■ **Data section**

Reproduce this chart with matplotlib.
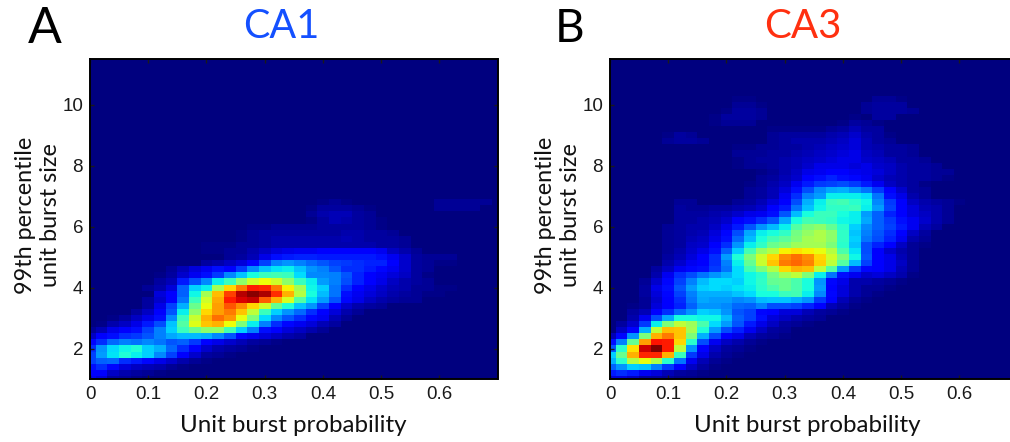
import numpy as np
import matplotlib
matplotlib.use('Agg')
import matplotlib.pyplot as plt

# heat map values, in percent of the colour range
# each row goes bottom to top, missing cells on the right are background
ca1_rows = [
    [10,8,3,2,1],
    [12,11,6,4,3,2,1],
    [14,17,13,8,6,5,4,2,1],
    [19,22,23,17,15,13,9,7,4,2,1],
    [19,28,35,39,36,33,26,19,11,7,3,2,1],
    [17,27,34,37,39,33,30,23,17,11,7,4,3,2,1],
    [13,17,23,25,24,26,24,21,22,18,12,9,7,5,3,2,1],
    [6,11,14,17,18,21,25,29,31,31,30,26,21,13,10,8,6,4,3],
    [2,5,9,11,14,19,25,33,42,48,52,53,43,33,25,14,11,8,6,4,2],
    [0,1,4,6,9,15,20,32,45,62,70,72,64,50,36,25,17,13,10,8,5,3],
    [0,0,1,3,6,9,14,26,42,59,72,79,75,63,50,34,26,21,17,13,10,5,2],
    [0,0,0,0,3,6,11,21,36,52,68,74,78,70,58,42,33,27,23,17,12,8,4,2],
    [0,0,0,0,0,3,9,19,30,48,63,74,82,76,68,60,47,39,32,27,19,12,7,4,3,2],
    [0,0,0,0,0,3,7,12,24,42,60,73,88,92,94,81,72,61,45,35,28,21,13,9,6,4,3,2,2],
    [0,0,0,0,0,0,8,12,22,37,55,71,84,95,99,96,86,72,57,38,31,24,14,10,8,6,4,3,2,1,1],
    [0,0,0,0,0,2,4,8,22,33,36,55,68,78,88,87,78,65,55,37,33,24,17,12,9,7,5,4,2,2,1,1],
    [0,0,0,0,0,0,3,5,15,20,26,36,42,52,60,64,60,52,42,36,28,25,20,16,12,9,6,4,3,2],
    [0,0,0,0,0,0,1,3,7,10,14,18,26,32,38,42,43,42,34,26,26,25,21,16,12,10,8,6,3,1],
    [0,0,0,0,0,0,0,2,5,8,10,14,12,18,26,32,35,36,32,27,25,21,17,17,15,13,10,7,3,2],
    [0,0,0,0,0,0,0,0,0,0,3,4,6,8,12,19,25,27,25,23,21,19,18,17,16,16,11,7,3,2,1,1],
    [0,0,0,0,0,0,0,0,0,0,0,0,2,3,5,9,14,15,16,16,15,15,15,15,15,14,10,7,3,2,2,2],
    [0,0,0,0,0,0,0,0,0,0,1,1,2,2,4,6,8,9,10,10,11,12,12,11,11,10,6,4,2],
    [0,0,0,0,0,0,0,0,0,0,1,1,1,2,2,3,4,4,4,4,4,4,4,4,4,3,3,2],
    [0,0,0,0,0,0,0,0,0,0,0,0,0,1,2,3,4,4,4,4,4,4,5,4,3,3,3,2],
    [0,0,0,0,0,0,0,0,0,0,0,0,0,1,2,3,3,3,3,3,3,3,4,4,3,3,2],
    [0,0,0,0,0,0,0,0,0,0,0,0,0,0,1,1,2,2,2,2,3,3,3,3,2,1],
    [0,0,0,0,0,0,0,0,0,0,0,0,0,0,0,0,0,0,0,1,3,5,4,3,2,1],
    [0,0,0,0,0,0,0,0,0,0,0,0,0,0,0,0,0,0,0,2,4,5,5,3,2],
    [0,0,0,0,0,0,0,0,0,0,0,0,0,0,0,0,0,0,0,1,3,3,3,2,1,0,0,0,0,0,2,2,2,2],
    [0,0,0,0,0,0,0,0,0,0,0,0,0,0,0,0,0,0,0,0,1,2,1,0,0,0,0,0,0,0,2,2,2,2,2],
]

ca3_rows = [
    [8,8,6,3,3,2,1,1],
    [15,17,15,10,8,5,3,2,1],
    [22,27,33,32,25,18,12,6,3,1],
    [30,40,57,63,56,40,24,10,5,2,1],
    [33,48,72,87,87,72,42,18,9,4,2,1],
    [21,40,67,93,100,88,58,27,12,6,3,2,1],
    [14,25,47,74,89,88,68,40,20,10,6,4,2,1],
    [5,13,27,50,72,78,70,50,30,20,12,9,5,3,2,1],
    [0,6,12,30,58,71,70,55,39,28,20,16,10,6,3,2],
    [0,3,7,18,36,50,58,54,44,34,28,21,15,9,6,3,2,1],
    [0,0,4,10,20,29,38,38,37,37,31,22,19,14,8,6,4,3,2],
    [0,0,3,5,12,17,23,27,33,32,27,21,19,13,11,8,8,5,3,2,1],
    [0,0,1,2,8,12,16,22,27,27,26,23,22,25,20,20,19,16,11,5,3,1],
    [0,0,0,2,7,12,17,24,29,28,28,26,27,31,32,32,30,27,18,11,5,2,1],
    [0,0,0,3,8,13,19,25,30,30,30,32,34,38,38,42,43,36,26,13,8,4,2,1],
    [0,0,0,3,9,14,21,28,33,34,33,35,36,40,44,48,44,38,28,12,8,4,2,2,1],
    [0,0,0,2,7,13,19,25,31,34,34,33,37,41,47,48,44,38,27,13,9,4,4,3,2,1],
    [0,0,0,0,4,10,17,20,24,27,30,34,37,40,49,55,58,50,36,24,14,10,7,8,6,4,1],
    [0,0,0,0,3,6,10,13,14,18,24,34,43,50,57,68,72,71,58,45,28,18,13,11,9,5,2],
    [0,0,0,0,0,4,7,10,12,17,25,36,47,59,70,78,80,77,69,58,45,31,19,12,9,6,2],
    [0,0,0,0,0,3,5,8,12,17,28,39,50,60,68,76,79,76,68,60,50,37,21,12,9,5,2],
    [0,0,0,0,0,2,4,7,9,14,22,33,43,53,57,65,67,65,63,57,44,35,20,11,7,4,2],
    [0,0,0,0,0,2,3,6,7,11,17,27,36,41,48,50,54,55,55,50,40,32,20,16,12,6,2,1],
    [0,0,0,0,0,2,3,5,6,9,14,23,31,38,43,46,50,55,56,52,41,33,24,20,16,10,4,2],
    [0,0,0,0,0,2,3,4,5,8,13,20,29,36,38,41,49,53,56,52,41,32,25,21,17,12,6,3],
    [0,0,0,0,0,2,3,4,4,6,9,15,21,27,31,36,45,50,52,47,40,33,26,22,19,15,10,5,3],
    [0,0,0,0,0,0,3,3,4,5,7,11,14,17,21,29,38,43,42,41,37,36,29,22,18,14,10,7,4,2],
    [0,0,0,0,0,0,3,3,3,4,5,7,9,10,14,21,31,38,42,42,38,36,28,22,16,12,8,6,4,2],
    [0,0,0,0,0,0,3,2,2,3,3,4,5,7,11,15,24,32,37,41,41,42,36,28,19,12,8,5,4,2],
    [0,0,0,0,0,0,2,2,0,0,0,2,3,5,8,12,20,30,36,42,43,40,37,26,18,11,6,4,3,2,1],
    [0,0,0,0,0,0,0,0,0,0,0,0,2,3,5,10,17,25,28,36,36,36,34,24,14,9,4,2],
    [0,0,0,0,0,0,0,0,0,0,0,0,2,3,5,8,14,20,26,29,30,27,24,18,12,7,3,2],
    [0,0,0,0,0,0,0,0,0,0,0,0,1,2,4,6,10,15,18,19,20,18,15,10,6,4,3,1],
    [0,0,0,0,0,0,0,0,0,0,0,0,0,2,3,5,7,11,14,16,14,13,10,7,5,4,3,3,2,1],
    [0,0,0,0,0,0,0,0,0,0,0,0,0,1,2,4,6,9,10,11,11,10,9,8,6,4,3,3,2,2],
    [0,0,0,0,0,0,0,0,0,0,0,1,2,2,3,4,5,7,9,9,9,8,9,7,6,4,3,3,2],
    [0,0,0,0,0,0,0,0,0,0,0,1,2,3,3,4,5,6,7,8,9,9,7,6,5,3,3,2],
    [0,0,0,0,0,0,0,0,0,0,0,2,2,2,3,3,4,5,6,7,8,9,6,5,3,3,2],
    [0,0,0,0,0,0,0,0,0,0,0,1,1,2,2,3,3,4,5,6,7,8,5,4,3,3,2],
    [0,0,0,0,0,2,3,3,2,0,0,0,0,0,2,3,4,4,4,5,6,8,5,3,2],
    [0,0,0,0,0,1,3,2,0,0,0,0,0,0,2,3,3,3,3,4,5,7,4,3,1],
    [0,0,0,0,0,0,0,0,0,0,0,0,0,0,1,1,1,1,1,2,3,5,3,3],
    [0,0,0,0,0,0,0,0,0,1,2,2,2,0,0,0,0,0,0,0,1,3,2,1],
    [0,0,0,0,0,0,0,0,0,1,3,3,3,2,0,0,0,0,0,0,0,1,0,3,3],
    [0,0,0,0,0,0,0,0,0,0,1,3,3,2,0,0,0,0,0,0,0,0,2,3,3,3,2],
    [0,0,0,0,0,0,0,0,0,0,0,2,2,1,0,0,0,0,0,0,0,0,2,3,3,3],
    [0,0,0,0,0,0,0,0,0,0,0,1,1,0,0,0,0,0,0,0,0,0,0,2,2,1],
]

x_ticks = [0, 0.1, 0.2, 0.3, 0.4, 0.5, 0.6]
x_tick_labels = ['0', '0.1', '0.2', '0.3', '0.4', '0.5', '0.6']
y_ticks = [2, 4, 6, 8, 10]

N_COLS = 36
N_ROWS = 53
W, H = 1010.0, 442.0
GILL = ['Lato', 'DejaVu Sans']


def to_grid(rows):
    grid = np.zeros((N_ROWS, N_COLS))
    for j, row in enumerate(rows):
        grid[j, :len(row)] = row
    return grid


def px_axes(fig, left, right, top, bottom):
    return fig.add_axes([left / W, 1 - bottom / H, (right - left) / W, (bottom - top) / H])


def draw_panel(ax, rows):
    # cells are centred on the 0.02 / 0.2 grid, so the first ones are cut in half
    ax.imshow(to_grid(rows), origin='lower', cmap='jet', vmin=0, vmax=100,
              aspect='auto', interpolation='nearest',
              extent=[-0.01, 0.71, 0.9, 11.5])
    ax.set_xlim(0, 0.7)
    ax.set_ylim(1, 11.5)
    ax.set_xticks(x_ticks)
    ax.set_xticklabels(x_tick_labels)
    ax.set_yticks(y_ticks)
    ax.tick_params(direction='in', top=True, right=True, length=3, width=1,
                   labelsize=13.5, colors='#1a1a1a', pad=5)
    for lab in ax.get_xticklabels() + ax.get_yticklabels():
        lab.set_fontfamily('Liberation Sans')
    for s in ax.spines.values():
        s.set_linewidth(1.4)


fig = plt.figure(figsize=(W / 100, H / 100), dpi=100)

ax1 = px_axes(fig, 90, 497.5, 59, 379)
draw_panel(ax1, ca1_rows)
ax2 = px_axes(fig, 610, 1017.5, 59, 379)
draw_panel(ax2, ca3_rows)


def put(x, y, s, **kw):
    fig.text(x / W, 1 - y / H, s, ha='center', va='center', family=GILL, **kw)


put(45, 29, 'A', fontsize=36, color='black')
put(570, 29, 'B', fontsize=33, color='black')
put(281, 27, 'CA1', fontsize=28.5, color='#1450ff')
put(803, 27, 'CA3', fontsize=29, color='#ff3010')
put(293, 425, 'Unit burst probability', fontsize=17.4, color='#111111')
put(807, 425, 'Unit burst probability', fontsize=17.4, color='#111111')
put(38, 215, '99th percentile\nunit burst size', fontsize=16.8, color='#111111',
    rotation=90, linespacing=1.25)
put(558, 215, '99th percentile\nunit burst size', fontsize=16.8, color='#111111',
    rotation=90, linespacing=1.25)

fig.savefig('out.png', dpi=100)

■ **Aim of the task**
Up to and including the line with "import matplotlib.pyplot as plt", copy the data above from its first line. Skip pictures.

■ **Answer to this exercise**
Reproduce this chart with matplotlib.
import numpy as np
import matplotlib
matplotlib.use('Agg')
import matplotlib.pyplot as plt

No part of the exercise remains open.